Why the Media Always Propagandizes That It’s Putin and Not the Country or Government of Russia Itself That Does Something

Imagine the media room, smoke thick enough to slice with a knife, lights flickering, cameras always watching. Here we are, gripped by the theater. It's not Russia taking action; it's Putin—the boogeyman, the bear, the villain in the darkest coat. Just his name, and suddenly you see the Kremlin looming in shadows, icy winds blowing in from Siberia, the unmistakable chill of the Russian menace.

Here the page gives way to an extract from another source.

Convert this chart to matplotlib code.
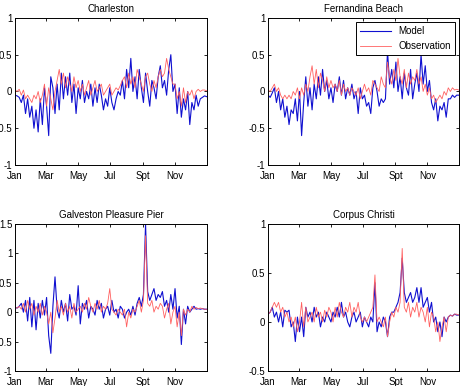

But here's the thing: it's propaganda, pure and simple. Nobody wants to wrestle with the faceless, bloodless concept of "the Russian government" or "the Russian state." Too dull, too bureaucratic, and far too complicated to fit in a headline or keep the ratings rolling. No, the public needs a face, a target, someone to fear and loathe, and who better than Vladimir Putin? He's been groomed for this role since he emerged from the murky pits of St. Petersburg's alleys, a Cold War antihero. They don't want a country, they want a villain.

"Putin" has become a brand, a boogeyman in a finely tailored suit, a punchline for the talking heads who need a face on the evil lurking behind the Kremlin walls. It's tidy, it's dramatic, and more than anything, it sticks. Because when it's "Putin did this" and "Putin ordered that," you can conjure up the whole Cold War thriller without boring the audience to tears with the details of geopolitics, public sentiment, or, god forbid, the nuanced machinery of Russia's actual political landscape. We're fed a steady drip of antihero narratives—individuals, not systems—because that's what makes the news punchy, profitable, and palatable.

So, we're fed Putin. The man, the myth, the monster, the convenient embodiment of every action, every threat, every flicker of Russian ambition. It's propaganda, baby, pure and undiluted, and it rolls down the airwaves like a goddamn freight train.

That's the story—a simple character, a digestible villain, and a narrative so simple, insidious, crafty, misleading, and propagandistic that it's almost criminal.

And we eat it up like rats devouring trash in the alley behind a New York Italian restaurant.